Marchers sung “This Little Light of Mine” and other gospel tunes, carried signs with “Love your neighbor” and other scriptural references, and invited uniformed sheriff’s deputies to lead the way a quarter-mile down Lewis Avenue and back.

One of Tulsa’s largest congregations, the church wanted to offer an alternative to more boisterous protests that have swept across Tulsa and the rest of the country since the death of George Floyd on May 25, organizers said.

“We wanted to make a statement about the issues that are dividing our country,” said Sharon Daugherty, who co-founded the church in 1981 and turned leadership over to her son in 2014.

“Man can build things but God has to be at the center if it’s going to last. It will be a supernatural thing.”

Marchers included Don Ailsworth, who served in the Los Angeles Police Department before moving to Tulsa about 30 years ago, originally to seek treatment at Oral Roberts University’s now-defunct City of Faith hospital.

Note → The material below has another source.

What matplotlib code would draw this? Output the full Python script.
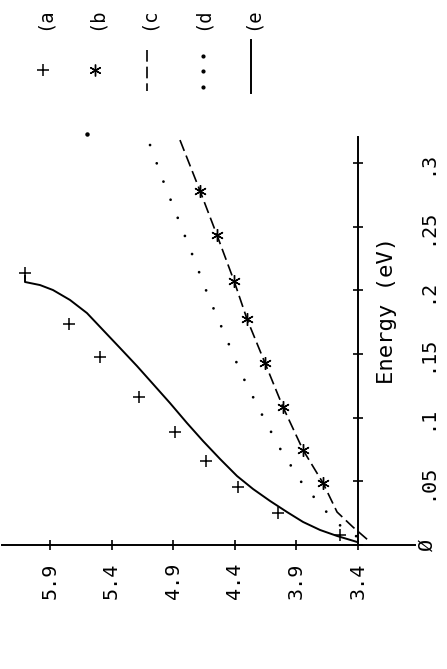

Four years ago, Ailsworth attended a protest over the death of 40-year-old Terence Crutcher, a black motorist who was killed by a white police officer in Tulsa. And on the same day in September 2016, Ailsworth also attended a rally to support the police, telling news reporters at the time that people shouldn’t have to choose between the two sides.

“Love one another,” he said in a quote that ran in several newspapers across the country. “Hatred isn’t going to work.”

His message hasn’t changed.

Love unites people of all colors, Ailsworth told the crowd Sunday after the pastor handed him a bullhorn.

“One God. One faith. One baptism,” he said. “We’re all in this together.”